Der vorgeschlagene »Perspektivwechsel vom universalen zum narrativen Denken als einem Verstehen von Geschichte in Ge­schichten« (91) bietet besonders im Blick auf eine vertiefte systematisch-theologische Rezeption des Denkens Ricœurs interessante Anknüpfungspunkte. Allerdings ist er in seiner zum Teil gewundenen und auch vom Inhaltsverzeichnis her unübersichtlichen Begründung nicht leicht nachvollziehbar (explizit sanktioniert durch Ricœurs eigene umweghafte Denkentwicklung; vgl. 188). Auch die gehäuft vorkommenden Abweichungen von der üblichen Kommasetzung erschweren den Gedankennachvollzug. Abschließend seien einige Fragen vermerkt, die weitergehender Reflexion bedürfen:
– Was bedeutet das Schlagwort »narrativ-argumentative Theologie« (254) genau? Die Ausführungen zum genuinen Ort des Geschichtenerzählens – dem Gottesdienst – klären nicht die Frage nach dem Sprachmodus einer sich wesentlich auf Erzählung beziehenden Theologie. Ist die Unterscheidung von Religion und Theologie noch gewollt, wenn in dem Versuch, die Erzählgemeinschaft des Glaubens direkt auf die Geschichtstheologie hin abzubilden, die abstrahierende Distanz der Theologie von der religiösen Sprache verloren zu gehen droht?
– Angesichts der Omnipräsenz der Kategorie des Erzählens fällt auf, dass keine sprachlogisch-deskriptive Definition dessen gegeben wird, was eine Erzählung (vor allem im Unterschied zum Bericht) ausmacht. So bezieht die Vfn. die Rede vom Narrativen zum Teil auf Bibeltexte, die nicht eindeutig als Erzählungen be­stimmbar sind (vgl. 195), und auch der Sprechort Gottesdienst lebt von weit mehr Sprachmodi als dem des Erzählens. Umgekehrt fragt sich: Haben Geschichten immer etwas mit Geschichte zu tun?
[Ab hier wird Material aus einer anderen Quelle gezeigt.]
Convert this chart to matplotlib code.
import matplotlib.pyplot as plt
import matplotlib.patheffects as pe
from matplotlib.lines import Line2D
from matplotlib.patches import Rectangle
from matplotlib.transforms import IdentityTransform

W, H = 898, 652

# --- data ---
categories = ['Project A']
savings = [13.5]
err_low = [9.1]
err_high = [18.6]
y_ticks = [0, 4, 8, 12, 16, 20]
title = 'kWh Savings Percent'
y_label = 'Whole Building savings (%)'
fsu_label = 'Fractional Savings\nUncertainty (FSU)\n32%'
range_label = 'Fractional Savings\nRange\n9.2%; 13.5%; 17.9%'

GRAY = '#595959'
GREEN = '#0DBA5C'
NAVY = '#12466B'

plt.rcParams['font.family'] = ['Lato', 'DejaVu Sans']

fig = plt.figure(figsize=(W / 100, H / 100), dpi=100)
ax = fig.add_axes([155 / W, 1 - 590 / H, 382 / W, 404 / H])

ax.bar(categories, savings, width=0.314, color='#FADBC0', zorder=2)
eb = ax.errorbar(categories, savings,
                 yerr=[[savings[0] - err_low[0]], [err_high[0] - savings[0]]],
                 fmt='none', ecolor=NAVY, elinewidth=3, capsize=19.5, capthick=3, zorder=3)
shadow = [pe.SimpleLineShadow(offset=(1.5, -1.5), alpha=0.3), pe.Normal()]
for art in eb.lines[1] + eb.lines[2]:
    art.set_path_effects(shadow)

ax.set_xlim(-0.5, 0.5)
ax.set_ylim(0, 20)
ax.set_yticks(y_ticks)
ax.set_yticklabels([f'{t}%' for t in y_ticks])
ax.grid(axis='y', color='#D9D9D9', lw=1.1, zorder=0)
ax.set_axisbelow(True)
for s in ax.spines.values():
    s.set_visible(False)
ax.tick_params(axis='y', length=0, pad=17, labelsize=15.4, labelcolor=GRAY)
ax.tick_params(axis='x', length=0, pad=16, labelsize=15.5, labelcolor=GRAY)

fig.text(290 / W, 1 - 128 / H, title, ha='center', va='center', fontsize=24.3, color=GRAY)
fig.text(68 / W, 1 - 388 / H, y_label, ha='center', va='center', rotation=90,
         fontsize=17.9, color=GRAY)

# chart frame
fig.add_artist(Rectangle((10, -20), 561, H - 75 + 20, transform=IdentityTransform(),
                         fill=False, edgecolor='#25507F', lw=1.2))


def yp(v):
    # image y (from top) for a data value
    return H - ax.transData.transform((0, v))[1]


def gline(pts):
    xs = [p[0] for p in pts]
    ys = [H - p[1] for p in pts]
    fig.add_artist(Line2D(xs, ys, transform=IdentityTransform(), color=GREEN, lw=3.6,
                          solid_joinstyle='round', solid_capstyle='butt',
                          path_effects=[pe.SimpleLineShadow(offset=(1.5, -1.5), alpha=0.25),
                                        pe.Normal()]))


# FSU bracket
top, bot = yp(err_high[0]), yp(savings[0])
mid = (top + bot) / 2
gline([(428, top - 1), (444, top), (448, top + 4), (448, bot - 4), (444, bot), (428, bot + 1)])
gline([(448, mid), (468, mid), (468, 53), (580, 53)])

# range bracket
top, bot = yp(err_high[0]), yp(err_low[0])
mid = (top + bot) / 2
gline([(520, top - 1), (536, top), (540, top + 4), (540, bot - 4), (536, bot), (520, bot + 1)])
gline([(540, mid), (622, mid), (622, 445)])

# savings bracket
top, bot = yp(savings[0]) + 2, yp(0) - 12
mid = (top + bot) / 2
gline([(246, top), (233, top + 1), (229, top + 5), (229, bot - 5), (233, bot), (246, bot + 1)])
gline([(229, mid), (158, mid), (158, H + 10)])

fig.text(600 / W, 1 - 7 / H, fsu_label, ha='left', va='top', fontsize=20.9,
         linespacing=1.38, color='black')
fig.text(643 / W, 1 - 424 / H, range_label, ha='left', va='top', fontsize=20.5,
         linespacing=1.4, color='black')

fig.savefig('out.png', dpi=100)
– In welchem wahrheitstheoretischen Sinn kann die Vfn. vom »konkreten geschichtlichen Ereignis« (308 u. ö.) reden, auf das sich jene Geschichten beziehen, in denen die Gottesgeschichte statthat? Die narrative »Verschränkung von Historie und Fiktion« (167) wird allenfalls auf der Seite des Fiktiven eingeholt; die Rechenschaft über die historische Wahrheit jener Geschichten allenfalls intern, im Zusammenhang der Erzählgemeinschaft, abgelegt. Pannenbergs Anliegen, über die universalgeschichtliche Vermittlung der Gottesgeschichte diese einer allgemeinen Vernunft plausibel zu machen, bleibt unberücksichtigt. Zudem fragt sich, ob die abgelehnte Perspektive auf das Ganze der Geschichte nicht auch in hermeneutischer Sicht mitzuführen ist, wenn Geschichte theologisch verstanden werden soll: als Gottesgeschichte, und damit von der sinnstiftenden Tiefe der vor Augen liegenden »Einzelereignisse« (189) her.